You have me wondering if using zfs wouldn't be a good option here. You could put the pair of drives in a single enclosure and make them into a pool. Then every quarter or so bring your drives home, update the data, and do a scrub. Thus you get the parity for "free". If your primary backup is also zfs, you can even do a zfs send and get incremental backups for "free" as well.

Of course, now the "all you can eat" online backup services are starting to approach the cost of a safety deposit box :)

Comment Re:Offsite. (Score 1) 268

Because video isn't data in motion (most of the time), you can just get a safe deposit box and keep a drive there

I agree. However, the nice thing about keeping the data live is that it will benefit from any upgrades you do over the years... what seems like a lot of storage today will be trivial in the future.

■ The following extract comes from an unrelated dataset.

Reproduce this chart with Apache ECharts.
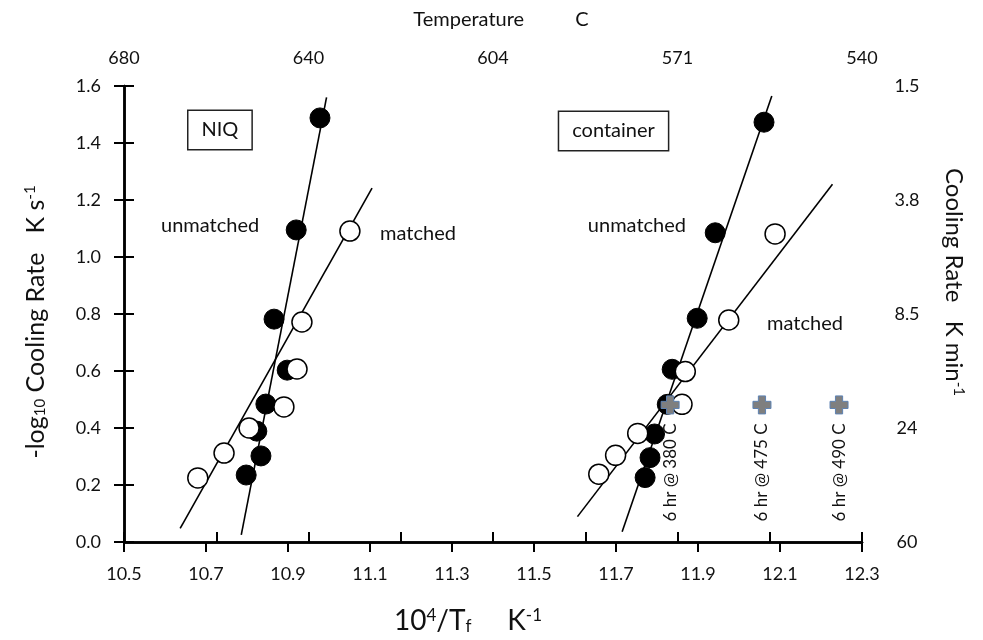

And you can piggyback on your video storage backup for all of your backup needs. But yeah, the simplest thing to do is copy to a pair of drives and put them in a safe deposit box. From past experience, I would probably add a drive full of parity data as well :)

Comment Re:Offsite. (Score 2) 268

I looked into BTSync and - at least as of a few months ago - it really had trouble with mixed computer OS environments. It would probably be fine for simple video files, but it did not handle all the Mac metadata on Windows, Windows metadata on Linux, etc. There are workarounds, but nothing I felt like dealing with.

Comment Re:Offsite. (Score 4, Informative) 268

Definitely this. If you have a buddy or relative willing to have a little NAS box running on their network, you can do something like Crashplan and get offsite backup for "free". I happen to use Crashplan, but rsync would work just fine. Both let you "seed" the initial backup so that you aren't waiting for months to do the initial backup.